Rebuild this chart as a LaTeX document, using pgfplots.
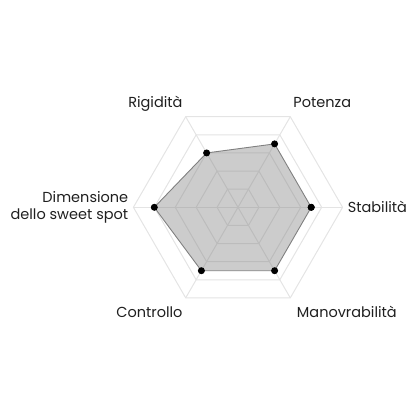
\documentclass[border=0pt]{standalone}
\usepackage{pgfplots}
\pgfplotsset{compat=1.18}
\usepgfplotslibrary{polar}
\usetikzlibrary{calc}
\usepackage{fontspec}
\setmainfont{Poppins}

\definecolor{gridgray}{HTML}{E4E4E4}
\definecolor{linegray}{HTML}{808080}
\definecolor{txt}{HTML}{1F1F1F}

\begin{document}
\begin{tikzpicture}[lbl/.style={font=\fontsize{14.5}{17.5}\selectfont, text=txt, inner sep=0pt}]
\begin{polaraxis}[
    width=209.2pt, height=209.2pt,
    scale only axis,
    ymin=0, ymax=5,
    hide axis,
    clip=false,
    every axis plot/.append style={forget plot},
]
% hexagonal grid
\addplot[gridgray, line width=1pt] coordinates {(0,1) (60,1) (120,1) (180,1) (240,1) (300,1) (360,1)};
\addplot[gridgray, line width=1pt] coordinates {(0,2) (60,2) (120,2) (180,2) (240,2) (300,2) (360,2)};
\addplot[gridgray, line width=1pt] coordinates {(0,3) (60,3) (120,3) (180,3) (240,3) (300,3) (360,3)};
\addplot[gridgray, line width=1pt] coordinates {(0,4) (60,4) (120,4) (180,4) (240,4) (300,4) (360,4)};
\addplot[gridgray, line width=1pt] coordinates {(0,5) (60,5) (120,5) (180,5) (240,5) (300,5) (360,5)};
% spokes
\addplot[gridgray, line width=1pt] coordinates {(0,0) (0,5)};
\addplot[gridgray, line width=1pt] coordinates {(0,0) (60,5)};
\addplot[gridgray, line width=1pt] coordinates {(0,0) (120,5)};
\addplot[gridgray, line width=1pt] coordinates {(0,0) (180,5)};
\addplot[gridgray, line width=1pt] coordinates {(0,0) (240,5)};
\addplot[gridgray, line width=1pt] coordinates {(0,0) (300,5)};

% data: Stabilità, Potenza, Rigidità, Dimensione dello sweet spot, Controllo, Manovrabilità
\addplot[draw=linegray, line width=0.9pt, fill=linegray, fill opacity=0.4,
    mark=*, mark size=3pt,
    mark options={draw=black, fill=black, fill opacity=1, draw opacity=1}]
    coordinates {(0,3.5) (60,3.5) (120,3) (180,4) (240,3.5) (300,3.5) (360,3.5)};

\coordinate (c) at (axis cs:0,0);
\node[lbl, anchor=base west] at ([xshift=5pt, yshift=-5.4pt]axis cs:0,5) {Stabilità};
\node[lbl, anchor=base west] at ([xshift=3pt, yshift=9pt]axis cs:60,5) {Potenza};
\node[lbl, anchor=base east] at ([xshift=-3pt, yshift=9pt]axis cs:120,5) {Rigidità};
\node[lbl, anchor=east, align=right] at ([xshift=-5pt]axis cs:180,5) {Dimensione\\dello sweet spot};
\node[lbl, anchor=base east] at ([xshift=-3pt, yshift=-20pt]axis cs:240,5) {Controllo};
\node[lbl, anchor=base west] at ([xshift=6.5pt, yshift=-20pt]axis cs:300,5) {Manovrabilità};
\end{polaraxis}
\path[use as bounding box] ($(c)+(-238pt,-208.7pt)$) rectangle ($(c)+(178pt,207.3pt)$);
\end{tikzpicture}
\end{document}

——

● **Your task**
Write out each line of the data exactly; the images should be left out.

● **Reply**
Rebuild this chart as a LaTeX document, using pgfplots.
\documentclass[border=0pt]{standalone}
\usepackage{pgfplots}
\pgfplotsset{compat=1.18}
\usepgfplotslibrary{polar}
\usetikzlibrary{calc}
\usepackage{fontspec}
\setmainfont{Poppins}

\definecolor{gridgray}{HTML}{E4E4E4}
\definecolor{linegray}{HTML}{808080}
\definecolor{txt}{HTML}{1F1F1F}

\begin{document}
\begin{tikzpicture}[lbl/.style={font=\fontsize{14.5}{17.5}\selectfont, text=txt, inner sep=0pt}]
\begin{polaraxis}[
    width=209.2pt, height=209.2pt,
    scale only axis,
    ymin=0, ymax=5,
    hide axis,
    clip=false,
    every axis plot/.append style={forget plot},
]
% hexagonal grid
\addplot[gridgray, line width=1pt] coordinates {(0,1) (60,1) (120,1) (180,1) (240,1) (300,1) (360,1)};
\addplot[gridgray, line width=1pt] coordinates {(0,2) (60,2) (120,2) (180,2) (240,2) (300,2) (360,2)};
\addplot[gridgray, line width=1pt] coordinates {(0,3) (60,3) (120,3) (180,3) (240,3) (300,3) (360,3)};
\addplot[gridgray, line width=1pt] coordinates {(0,4) (60,4) (120,4) (180,4) (240,4) (300,4) (360,4)};
\addplot[gridgray, line width=1pt] coordinates {(0,5) (60,5) (120,5) (180,5) (240,5) (300,5) (360,5)};
% spokes
\addplot[gridgray, line width=1pt] coordinates {(0,0) (0,5)};
\addplot[gridgray, line width=1pt] coordinates {(0,0) (60,5)};
\addplot[gridgray, line width=1pt] coordinates {(0,0) (120,5)};
\addplot[gridgray, line width=1pt] coordinates {(0,0) (180,5)};
\addplot[gridgray, line width=1pt] coordinates {(0,0) (240,5)};
\addplot[gridgray, line width=1pt] coordinates {(0,0) (300,5)};

% data: Stabilità, Potenza, Rigidità, Dimensione dello sweet spot, Controllo, Manovrabilità
\addplot[draw=linegray, line width=0.9pt, fill=linegray, fill opacity=0.4,
    mark=*, mark size=3pt,
    mark options={draw=black, fill=black, fill opacity=1, draw opacity=1}]
    coordinates {(0,3.5) (60,3.5) (120,3) (180,4) (240,3.5) (300,3.5) (360,3.5)};

\coordinate (c) at (axis cs:0,0);
\node[lbl, anchor=base west] at ([xshift=5pt, yshift=-5.4pt]axis cs:0,5) {Stabilità};
\node[lbl, anchor=base west] at ([xshift=3pt, yshift=9pt]axis cs:60,5) {Potenza};
\node[lbl, anchor=base east] at ([xshift=-3pt, yshift=9pt]axis cs:120,5) {Rigidità};
\node[lbl, anchor=east, align=right] at ([xshift=-5pt]axis cs:180,5) {Dimensione\\dello sweet spot};
\node[lbl, anchor=base east] at ([xshift=-3pt, yshift=-20pt]axis cs:240,5) {Controllo};
\node[lbl, anchor=base west] at ([xshift=6.5pt, yshift=-20pt]axis cs:300,5) {Manovrabilità};
\end{polaraxis}
\path[use as bounding box] ($(c)+(-238pt,-208.7pt)$) rectangle ($(c)+(178pt,207.3pt)$);
\end{tikzpicture}
\end{document}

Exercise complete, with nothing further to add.